Board members, advised by the Nominations Committee will duly vote for their preferred candidate; in the event of a tie the then current President will have a casting vote. The selected President-Elect will be submitted for ratification to the General Assembly.

Elected President shall assume the duties and responsibilities at the conclusion of the AGM. On appointment the President will relinquish their constituency position on the Board for that position to be filled through the nomination process.

5.2. Term of Office Secretary and Treasurer

The Secretary and Treasurer serve for 3 cycles, renewable after a formal election for a second 3-cycle term only (max 6 cycles). In exceptional circumstances a variable term of limited duration can be agreed upon by the Board to ensure leadership continuity.

The Secretary-Elect and Treasurer are selected from among existing Board members by simple majority. The Secretary-Elect serves for 1 cycle prior to assuming the role of Secretary. In exceptional circumstances nominations can be received from/for members outside the current Board, preferably this person has leadership experience in ISE and has served a Board-level position (either within our outside of ISE).

A call for nominations to serve as Secretary-Elect or Treasurer will be sent to all Members of the Board. Specific roles and responsibilities for the position are outlined in the Governance Procedures.

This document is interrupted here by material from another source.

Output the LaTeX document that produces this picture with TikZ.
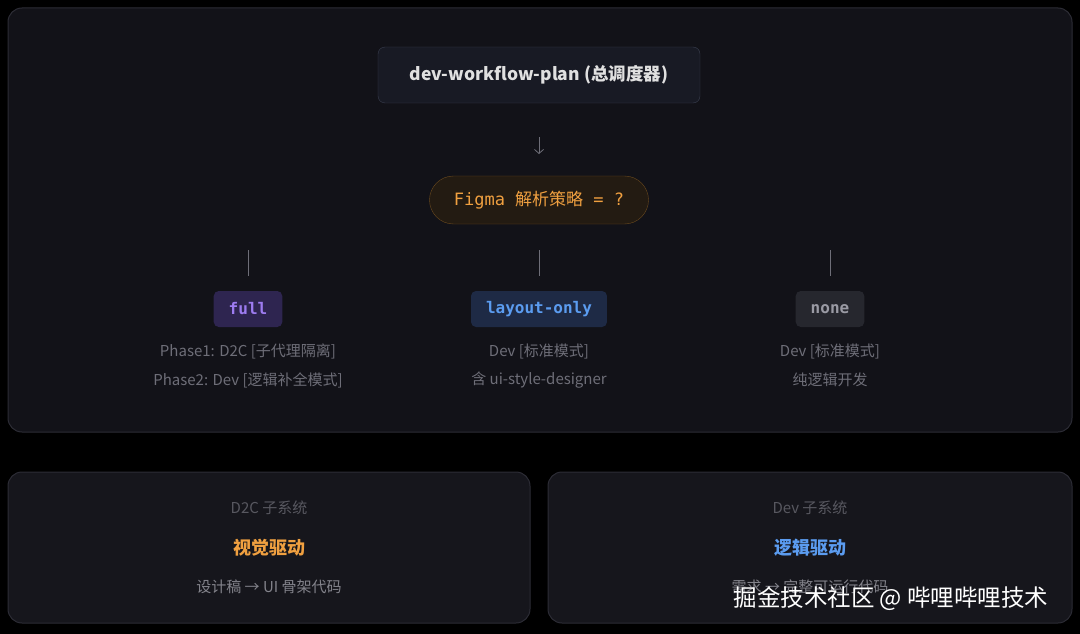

Board members, advised by the Nominations Committee will duly vote for their preferred candidate; in the event of a tie the current President will have a casting vote. The selected Secretary-Elect and/or Treasurer will be submitted for ratification to the General Assembly.

Elected Secretary-Elect and Treasurer shall assume their duties and responsibilities at the conclusion of the AGM. On appointment the Secretary-Elect and Treasurer will relinquish their constituency position on the Board for that position to be filled through the nomination process.

ARTICLE V – NOMINATIONS COMMITTEE

The Nominations Committee comprises of a diverse set of four to five individuals including but not limited to current and past members of the Board, with at least one member of the current Board. They reflect diversity and seniority within the Society leadership and hold a large network in the field of Endocrinology. External advisors can be invited as non-voting members of the Nominations Committee. Members of the Nominations Committee are selected by the Board for ratification by the GA. The term of office is a maximum of 2 cycles and is renewable 1 time.

The Nominations Committee is accountable to the Board.

Mandate of the Nominations Committee:

  • To regularly review, in cooperation with the Board, the structure, size and required composition (including skills, knowledge, specialty, experience, geography and diversity) of the Board and make recommendations for change.
  • To define candidate profiles for Board nominations, including characteristics, skills, and experience of particular value for the Board.
  • To be responsible for soliciting and reviewing nominations for Board positions.
  • To evaluate nominations received and provide the Board and GA, as appropriate, with summaries of nominees’ qualified applications and make a recommendation for selection and ratification.

The nominations and elections process is defined in the Governance Procedures.

In case necessary, the Nominations Committee will also serve as the Society’s Ethics Committee.

ARTICLE VI – AMENDMENTS 

Statutes of the Society may be enacted, repealed or amended by an affirmative vote of at least two-thirds of the members of the General Assembly voting at any AGM, EGM or electronically, provided that proposals for the statutes to be enacted, repealed or amended are distributed by the Executive Office to the representatives on the General Assembly at least one month prior to the meeting at which they are to be considered.

ARTICLE VII – DISSOLUTION

Dissolution shall be proposed, processed, and voted upon in a manner identical to that stipulated for Amendments, whereby quorum will be two-thirds of the members of the General Assembly . In the case of dissolution of the Society, the Board shall dispose of all net assets of the society exclusively to such organization(s) which are organized and operated exclusively for charitable or educational purposes.